First of all, thank you for pointing out the correct type for make-queue! If I understand correctly, as long as we ensure that w is a subtype of r at the source, i.e., in the data constructor, then using this strategy to define write-read pair types can be done safely.

Given this, I don't think it's necessary to use the unsafe- prefix for packages that adopt this strategy. Instead, I've opted to use -lab to give space for the eventual formal support for such types in TR.

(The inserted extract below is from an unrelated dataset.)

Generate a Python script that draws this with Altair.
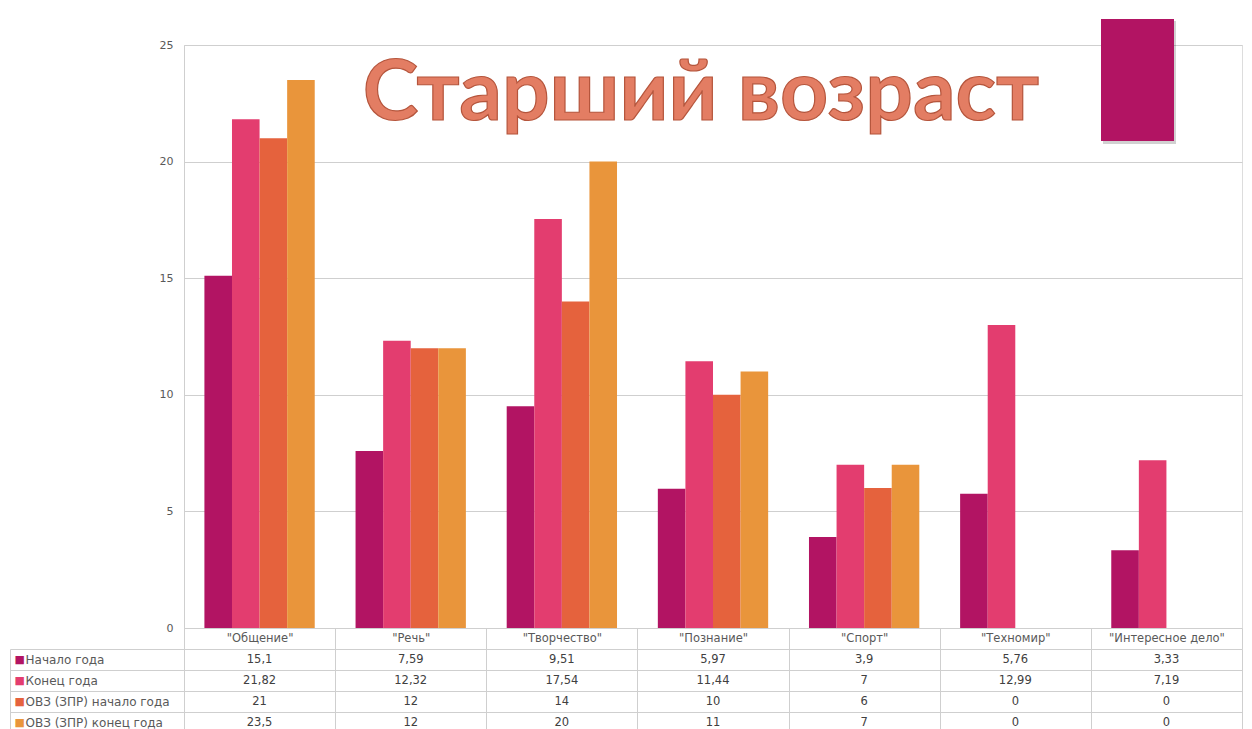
import altair as alt
import pandas as pd

# ---- data ----
categories = ['"Общение"', '"Речь"', '"Творчество"', '"Познание"', '"Спорт"', '"Техномир"', '"Интересное дело"']
series = ["Начало года", "Конец года", "ОВЗ (ЗПР) начало года", "ОВЗ (ЗПР) конец года"]
start_year = [15.1, 7.59, 9.51, 5.97, 3.9, 5.76, 3.33]
end_year = [21.82, 12.32, 17.54, 11.44, 7, 12.99, 7.19]
ovz_start = [21, 12, 14, 10, 6, 0, 0]
ovz_end = [23.5, 12, 20, 11, 7, 0, 0]
colors = ["#B21463", "#E33D6F", "#E5623D", "#E9953B"]
y_ticks = [0, 5, 10, 15, 20, 25]
title_text = "Старший возраст"

rows = []
for s, vals in zip(series, [start_year, end_year, ovz_start, ovz_end]):
    for c, v in zip(categories, vals):
        rows.append({"category": c, "series": s, "value": v,
                     "label": f"{v:g}".replace(".", ",")})
df = pd.DataFrame(rows)

FONT = "DejaVu Sans"
TFONT = "Lato"
GRID = "#CFCFCF"
LABEL = "#595959"
W = 1058
H = 583
ROW = 21

# ---- bar chart ----
bars = alt.Chart(df).mark_bar().encode(
    x=alt.X("category:N", sort=categories,
            scale=alt.Scale(paddingInner=0, paddingOuter=0),
            axis=alt.Axis(title=None, orient="bottom", tickBand="extent", tickSize=ROW,
                          tickColor=GRID, labelPadding=-17, labelAngle=0, labelFontSize=11.5,
                          labelColor=LABEL, labelFont=FONT, domain=False)),
    xOffset=alt.XOffset("series:N", sort=series,
                        scale=alt.Scale(paddingInner=0, paddingOuter=0.74)),
    y=alt.Y("value:Q", scale=alt.Scale(domain=[0, 25], nice=False),
            axis=alt.Axis(title=None, values=y_ticks, ticks=False, labelPadding=11,
                          grid=True, gridColor=GRID, domainColor=GRID,
                          labelColor=LABEL, labelFontSize=11, labelFont=FONT)),
    color=alt.Color("series:N", sort=series,
                    scale=alt.Scale(domain=series, range=colors), legend=None),
)

deco = pd.DataFrame({"t": [title_text]})
shadow = alt.Chart(deco).mark_rect(color="#000000", opacity=0.18).encode(
    x=alt.value(919), x2=alt.value(992), y=alt.value(-24), y2=alt.value(99))
box = alt.Chart(deco).mark_rect(color=colors[0]).encode(
    x=alt.value(917), x2=alt.value(990), y=alt.value(-26), y2=alt.value(96))
title = alt.Chart(deco).mark_text(
    font=TFONT, fontSize=84, fontWeight="bold", fill="#E37D63", stroke="#B5553C",
    strokeWidth=1.2, align="center", baseline="alphabetic").encode(
    text="t:N", x=alt.value(517), y=alt.value(75))

top = alt.layer(bars, shadow, box, title).properties(width=W, height=H)

# ---- data table ----
table_text = alt.Chart(df).mark_text(fontSize=11.5, color="#404040", font=FONT).encode(
    x=alt.X("category:N", sort=categories,
            scale=alt.Scale(paddingInner=0, paddingOuter=0),
            axis=alt.Axis(title=None, labels=False, ticks=False, domain=False, grid=True,
                          tickBand="extent", gridColor=GRID)),
    y=alt.Y("series:N", sort=series,
            scale=alt.Scale(domain=series, paddingInner=0, paddingOuter=0),
            axis=alt.Axis(title=None, orient="left", tickBand="extent", tickSize=174,
                          tickColor=GRID, grid=True, gridColor=GRID, domainColor=GRID,
                          labelAlign="left", labelPadding=-15, labelColor=LABEL,
                          labelFontSize=12, labelFont=FONT)),
    text="label:N",
)

sq_df = pd.DataFrame({"series": series})
squares = alt.Chart(sq_df).mark_point(opacity=0).encode(
    y=alt.Y("series:N", sort=series,
            scale=alt.Scale(domain=series, paddingInner=0, paddingOuter=0),
            axis=alt.Axis(title=None, orient="left", offset=174, ticks=False, grid=False,
                          domain=True, domainColor=GRID, labelExpr="'■'",
                          labelAlign="left", labelPadding=-4, labelFontSize=11,
                          labelFont="DejaVu Sans",
                          labelColor={"condition": [
                              {"test": f"datum.value === '{s}'", "value": c}
                              for s, c in zip(series, colors)], "value": LABEL})),
)

table = alt.layer(table_text, squares).resolve_axis(y="independent").properties(
    width=W, height=ROW * len(series))

chart = alt.vconcat(top, table, spacing=ROW, bounds="flush").properties(
    padding={"left": 1, "top": 10, "right": 0, "bottom": 0}
).configure_view(stroke=None).configure(background="white")

chart.save("out.html", embed_options={"renderer": "svg", "actions": False})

it can have any type, technically, but there's nothing you can do with it :stuck_out_tongue:

I understand that, but I'd like to point out that sometimes it makes sense for a non-terminal to have a type other than Nothing. For example, in typed-amb, I define (in-amb* thk) to construct a sequence, where calling thk invokes a continuation previously captured by call/cc. Although the return type of thk might appear to be Nothing, we cannot use Nothing because we need to specify the exact type of the Sequence returned by in-amb*: (∀ (a ...) (→ (→ (values a ... a)) (Sequenceof a ... a))).

amb* works similarly by calling a continuation, but the return type of amb* also cannot be Nothing (e.g., the type of amb* is not (→ (Listof (→ Any)) Nothing)). This is because we need to specify the type for the function calling amb*. For example, with (in-amb* (λ () (amb* (list (λ () 1) (λ () 2) (λ () 3))))), the return type of amb* must be something other than Nothing. Currently, the type of amb* is (∀ (a ...) (case→ (→ Null Nothing) (→ (Listof (→ (Values a ... a))) (Values a ... a)))).